One could imagine it’s similar to what fans of SEC schools have endured for the past decade, before Georgia won the national championship game this year. Nick Saban acquires five-star recruits like extra saltine packets at the diner, hoarding them in his pockets for a rainy day. He has made a career out of obsessively bettering himself and simultaneously manipulating the system to his advantage. We are probably not far from a day when 90% of the NFL draft’s first round is a deep pilfering of the Crimson Tide’s roster.

What results reflects poorly on us, but also leaves us no choice. We either root against greatness, the very thing we should all aspire to be, or we become complacent with greatness after years of continually rooting for it. Believe it or not, there are Alabama fans who criticize Nick Saban. There are Buccaneers and Patriots fans who come to games and loudly groan when Brady skips a third-down pass a little short of the sticks.

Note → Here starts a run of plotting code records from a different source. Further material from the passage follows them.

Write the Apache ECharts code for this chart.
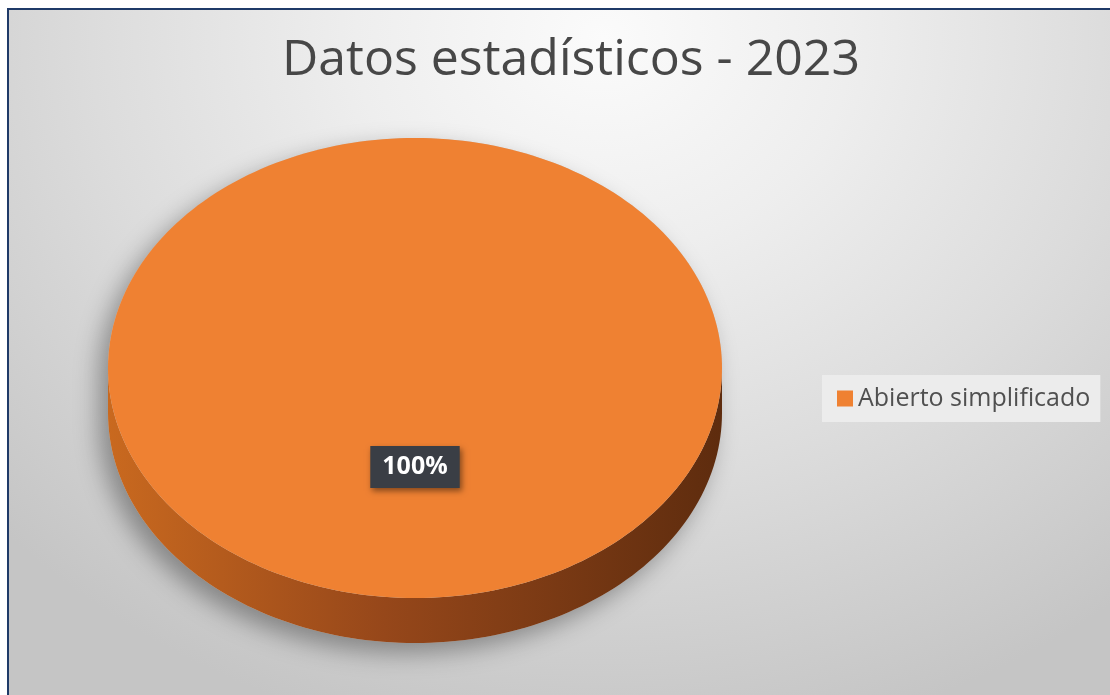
<!DOCTYPE html>
<html>
<head>
<meta charset="utf-8">
<script src="https://cdn.jsdelivr.net/npm/echarts@6/dist/echarts.min.js"></script>
<style>
  html, body { margin: 0; padding: 0; width: 1110px; height: 695px; background: #ffffff; overflow: hidden; }
  #bg { position: absolute; left: 7px; top: 8px; width: 1103px; height: 687px; box-sizing: border-box;
        border-top: 2px solid #1f3a68; border-left: 2px solid #1f3a68;
        background: radial-gradient(ellipse 75% 105% at 54% 4%, #fbfbfb 0%, #eeeeee 30%, #dcdcdc 62%, #c5c5c5 100%); }
  #chart { position: absolute; left: 0; top: 0; width: 1110px; height: 695px; }
</style>
</head>
<body>
<div id="bg"></div>
<div id="chart"></div>
<script>
const titleText = 'Datos estadísticos - 2023';
const categories = ['Abierto simplificado'];
const values = [100];
const colors = ['#ef8132'];

const chart = echarts.init(document.getElementById('chart'), null, { renderer: 'canvas' });

const total = values.reduce((a, b) => a + b, 0);
const PIE = { cx: 415, cy: 368, rx: 307, ry: 230, depth: 45 };

function ept(theta, dy) {
  return [PIE.cx + PIE.rx * Math.cos(theta), PIE.cy + dy + PIE.ry * Math.sin(theta)];
}
function arcPts(a, b, dy, n) {
  const pts = [];
  for (let i = 0; i <= n; i++) pts.push(ept(a + (b - a) * i / n, dy));
  return pts;
}

function makeRender(seriesIdx) {
  return function (params, api) {
    const v = api.value(0);
    let cum = 0;
    for (let i = 0; i < seriesIdx; i++) cum += values[i];
    const a0 = -Math.PI / 2 + 2 * Math.PI * cum / total;
    const a1 = a0 + 2 * Math.PI * v / total;
    const full = (v / total) >= 0.9999;
    const children = [];

    if (seriesIdx === 0) {
      const sil = arcPts(Math.PI, 2 * Math.PI, 0, 120).concat(arcPts(0, Math.PI, PIE.depth, 120));
      children.push({
        type: 'polygon', shape: { points: sil },
        style: { fill: '#c8c8c8', shadowBlur: 24, shadowColor: 'rgba(0,0,0,0.35)', shadowOffsetX: -9, shadowOffsetY: 10 },
        silent: true
      });
    }

    const ranges = [[a0, a1], [a0 - 2 * Math.PI, a1 - 2 * Math.PI], [a0 + 2 * Math.PI, a1 + 2 * Math.PI]];
    ranges.forEach(r => {
      const lo = Math.max(r[0], 0), hi = Math.min(r[1], Math.PI);
      if (hi > lo) {
        const pts = arcPts(lo, hi, 0, 120).concat(arcPts(hi, lo, PIE.depth, 120));
        children.push({
          type: 'polygon', shape: { points: pts },
          style: {
            fill: new echarts.graphic.LinearGradient(0, 0, 1, 0, [
              { offset: 0, color: '#c9691f' },
              { offset: 0.45, color: '#96471a' },
              { offset: 1, color: '#5e2c0e' }
            ])
          }
        });
      }
    });

    let topPts = arcPts(a0, a1, 0, 240);
    if (!full) topPts = [[PIE.cx, PIE.cy]].concat(topPts);
    children.push({
      type: 'polygon', shape: { points: topPts },
      style: { fill: api.visual('color') }
    });

    const mid = (a0 + a1) / 2;
    const f = 0.43;
    const pct = Math.round(v / total * 100) + '%';
    children.push({
      type: 'text',
      x: PIE.cx + PIE.rx * f * Math.cos(mid),
      y: PIE.cy + PIE.ry * f * Math.sin(mid),
      style: {
        text: pct, fill: '#ffffff', font: 'bold 25px "Open Sans", sans-serif',
        align: 'center', verticalAlign: 'middle',
        backgroundColor: '#3a3e45', padding: [9, 12, 8, 12],
        shadowBlur: 6, shadowColor: 'rgba(0,0,0,0.45)', shadowOffsetX: 2, shadowOffsetY: 3
      }
    });

    return { type: 'group', children: children };
  };
}

const option = {
  animation: false,
  backgroundColor: 'transparent',
  title: {
    text: titleText,
    left: 277, top: 31,
    textStyle: { fontFamily: '"Open Sans", sans-serif', fontSize: 50, fontWeight: 'normal', color: '#474747' }
  },
  legend: {
    data: categories,
    orient: 'vertical',
    left: 822, top: 375,
    padding: [11, 10, 11, 15],
    backgroundColor: '#ececec',
    icon: 'rect', itemWidth: 16, itemHeight: 16,
    selectedMode: false,
    textStyle: { fontFamily: '"Open Sans", sans-serif', fontSize: 25, color: '#505050' }
  },
  series: categories.map((c, i) => ({
    type: 'custom',
    name: c,
    coordinateSystem: 'none',
    itemStyle: { color: colors[i] },
    data: [[values[i]]],
    renderItem: makeRender(i)
  }))
};
chart.setOption(option);
</script>
</body>
</html>
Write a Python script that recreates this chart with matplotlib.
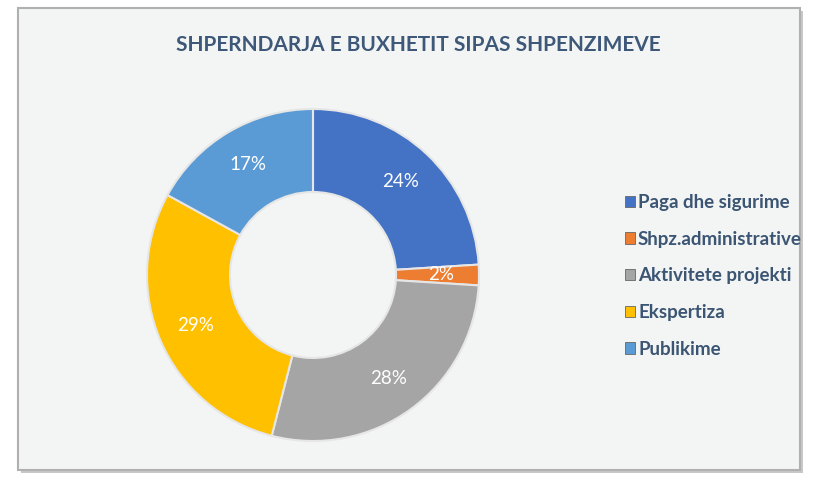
import matplotlib
matplotlib.use("Agg")
import matplotlib.pyplot as plt
from matplotlib.patches import Rectangle, Patch

categories = ["Paga dhe sigurime", "Shpz.administrative", "Aktivitete projekti", "Ekspertiza", "Publikime"]
values = [24, 2, 28, 29, 17]
colors = ["#4472c4", "#ed7d31", "#a5a5a5", "#ffc000", "#5b9bd5"]
title = "SHPERNDARJA E BUXHETIT SIPAS SHPENZIMEVE"

W, H = 814, 486
fig = plt.figure(figsize=(W / 100, H / 100), dpi=100)
fig.patch.set_facecolor("white")

def fx(px): return px / W
def fy(py): return 1 - py / H

shadow = Rectangle((fx(21), fy(473)), fx(782), (470 - 8) / H, transform=fig.transFigure,
                   facecolor="#c8c8c8", edgecolor="none", zorder=-2)
frame = Rectangle((fx(18), fy(470)), fx(782), (470 - 8) / H, transform=fig.transFigure,
                  facecolor="#f3f4f4", edgecolor="#b0b0b0", linewidth=1.5, zorder=-1)
fig.patches.extend([shadow, frame])

plt.rcParams['font.family'] = ['Lato', 'DejaVu Sans']

fig.text(fx(418), fy(45), title, ha="center", va="center", fontsize=15,
         fontweight="bold", color="#3d5878", zorder=3)

cx, cy, r = 313, 275, 166
ax = fig.add_axes([fx(cx - r), fy(cy + r), 2 * r / W, 2 * r / H])
ax.set_zorder(2)
ax.set_facecolor("none")
wedges, texts, autotexts = ax.pie(
    values, colors=colors, startangle=90, counterclock=False,
    autopct=lambda p: f"{p:.0f}%", pctdistance=0.77,
    wedgeprops=dict(width=0.5, edgecolor="#e6e6e6", linewidth=1.5),
    textprops=dict(color="white", fontsize=13.5))
ax.set_aspect("equal")
ax.set_xlim(-1.0, 1.0)
ax.set_ylim(-1.0, 1.0)
ax.axis("off")

handles = [Patch(facecolor=c, edgecolor="#666666", linewidth=0.6) for c in colors]
leg = fig.legend(handles, categories, loc="upper left",
                 bbox_to_anchor=(fx(608), fy(177)), frameon=False,
                 handlelength=0.55, handleheight=0.55, handletextpad=0.15,
                 labelspacing=1.05, fontsize=13.5)
leg.set_zorder(3)
for t in leg.get_texts():
    t.set_color("#3b5573")
    t.set_fontweight("bold")

fig.savefig("out.png", dpi=100, facecolor=fig.get_facecolor())
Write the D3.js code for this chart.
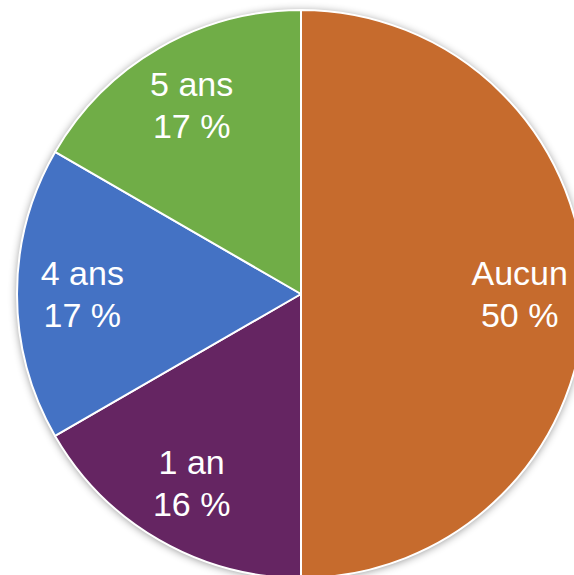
<!DOCTYPE html>
<html><head><meta charset="utf-8">
<script src="https://cdn.jsdelivr.net/npm/d3@7"></script>
<style>html,body{margin:0;padding:0;background:#fff;}svg{display:block;}</style>
</head><body>
<svg id="chart" width="574" height="575"></svg>
<script>
const categories = ["Aucun", "1 an", "4 ans", "5 ans"];
const values = [50, 16.67, 16.67, 16.66];
const pctLabels = ["50 %", "16 %", "17 %", "17 %"];
const colors = ["#C66B2D", "#652562", "#4472C4", "#70AD47"];

const svg = d3.select("#chart");
const cx = 301, cy = 294, R = 284;

const defs = svg.append("defs");
const f = defs.append("filter").attr("id", "sh").attr("x", "-20%").attr("y", "-20%").attr("width", "140%").attr("height", "140%");
f.append("feDropShadow").attr("dx", 0).attr("dy", 1).attr("stdDeviation", 4).attr("flood-color", "#000").attr("flood-opacity", 0.45);

const data = categories.map((c, i) => ({cat: c, value: values[i], pct: pctLabels[i], color: colors[i]}));
const pie = d3.pie().value(d => d.value).sort(null);
const arcs = pie(data);
const arc = d3.arc().innerRadius(0).outerRadius(R);
const labelArc = d3.arc().innerRadius(R * 0.77).outerRadius(R * 0.77);

const g = svg.append("g").attr("transform", `translate(${cx},${cy})`);
g.append("circle").attr("r", R).attr("fill", "#fff").attr("filter", "url(#sh)");
g.selectAll("path.slice").data(arcs).join("path")
  .attr("class", "slice")
  .attr("d", arc)
  .attr("fill", d => d.data.color)
  .attr("stroke", "#fff")
  .attr("stroke-width", 2)
  .attr("stroke-linejoin", "round");

const lbl = g.selectAll("text.lbl").data(arcs).join("text")
  .attr("class", "lbl")
  .attr("transform", d => `translate(${labelArc.centroid(d)})`)
  .attr("text-anchor", "middle")
  .attr("fill", "#fff")
  .attr("font-family", "'Liberation Sans', Arial, sans-serif")
  .attr("font-size", 34);
lbl.append("tspan").attr("x", 0).attr("y", -9).text(d => d.data.cat);
lbl.append("tspan").attr("x", 0).attr("y", 33).text(d => d.data.pct);
</script>
</body></html>
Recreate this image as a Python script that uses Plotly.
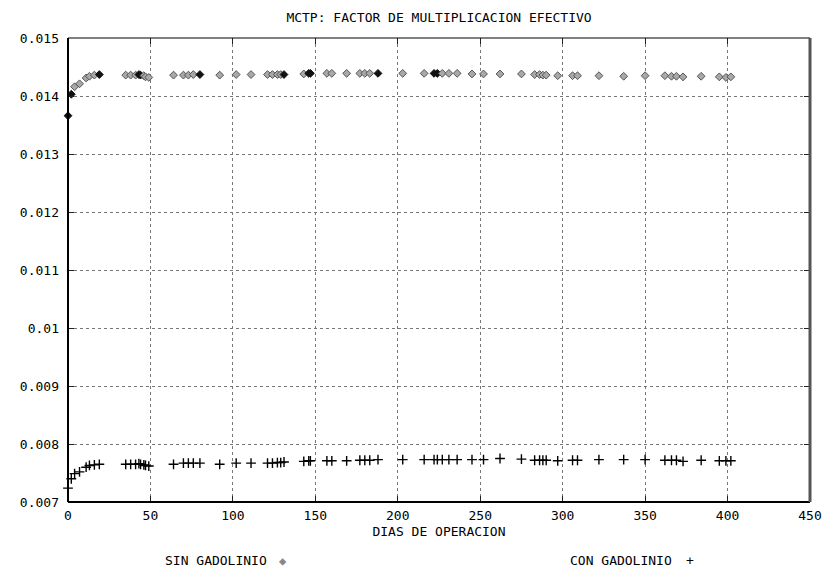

Either way, it’s ridiculous behavior. But, to quote Gotham district attorney Harvey Dent: You either die a hero, or live long enough to see yourself become the villain. Brady has been the villain for so long that we often (somehow, miraculously) forget his humble roots as a picked-over sixth-round pick from Michigan, the very kind of unique American success story that should define us at our core.

It doesn’t feel quite right, but just as most of us watched the national championship game on Monday and gleefully scoreboard watched as the Bulldogs climbed toward an insurmountable lead, we kept checking in on the Buccaneers game hoping that Hurts and Nick Sirianni could make something happen (absent some kind of financial commitment to our betting app of choice).

The only solution, of course, is more greatness. Another Kirby Smart. More Aaron Rodgerses (Aarons Rodgers?). Several Patrick Mahomeses sustained over the course of a decade or two. Oddly, they would follow Brady’s blueprint. They would place football and their personal health above everything in their lives for our entertainment and diversify our weekend sports viewing experience. If that’s the case, we promise we won’t become complacent or adversarial again. We will enjoy the clean burn of greatness from start to finish and appreciate it for what it was. Right?